Il n’y rien de particulier à faire pour « moderniser » un type de bâtiment lorsqu’il parfaitement adapté à son climat. En général ce genre de question se pose lorsqu’on a fait évoluer le mode de vie, vers des standards européens du nord qui n’ont rien à faire dans un climat tropical chaud et sec, et qu’en conséquence on tente d’adapter l’environnement à ce mode de vie. Mais c’est exactement l’inverse qu’il faut faire. Et de toute façon on ne peut pas faire de plan « idéal », chaque plan doit être adapté à son contexte.
L’élément végétal est entièrement dépendant de la présence d’eau. Les habitations décrites ici étaient réalisées dans des oasis, et donc à proximité des palmeraies. Avec de la tuyauterie moderne il n’est théoriquement pas impossible de faire venir l’eau assez près pour nourrir de la végétation dans la maison, mais je ne suis pas certain que ce soit un choix viable à long terme tant en terme de coût que de disponibilité de la ressource.

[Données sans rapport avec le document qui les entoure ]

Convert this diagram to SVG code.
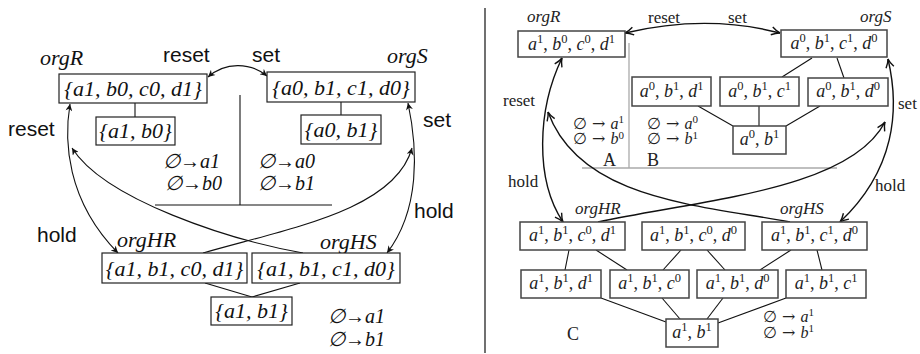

Je ne comprends pas pourquoi il faut construire des passoires dans ces zones ?je suppose que l’air à l’intérieur sera toujours plus frais qu’à l’extérieur à part la nuit donc une bonne isolation et déphasage de plusieurs heures avec renouvellement de l’air constant par un puit provençal serait plus intéressant vu les écarts de température jour\nuit
Même s’il est plus frais, l’air est trop chaud quand même. Il est donc nécessaire de provoquer une sensation de fraicheur en faisant circuler l’air assez vite pour qu’on ressente ce courant d’air. Le puits provençal ne marcherait qu’un temps, car faute de pouvoir se recharger en fraicheur, il deviendrait de plus en plus chaud, jusqu’à atteindre un point d’équilibre qui serait le même que l’air extérieur. Ces systèmes ne fonctionnent bien que dans des climats où il y a un fort contraste saisonnier entre hiver et été puisqu’ils ne font de rediffuser avec un déphasage ces écarts de température.
Bonjour,
Merci de votre article qui est très instructif. Je souhaite construire une maison autonome en énergie en afrique de l’ouest à Abidjan en côte d’ivoire (zone de climat » tropical »). Les températures vont de 20 à 35 degrés, l’air est très humide. Et il y a une grosse période de saison des pluies.Est ce que les principes que vous décrivez y sont adaptables? Si le choix de grandes baies vitrées n’est pas optimal comment avoir une maison lumineuse? Enfin quelles recommandations pourriez vs donner pour ce projet dans ce contexte climatique. Merci de votre aide.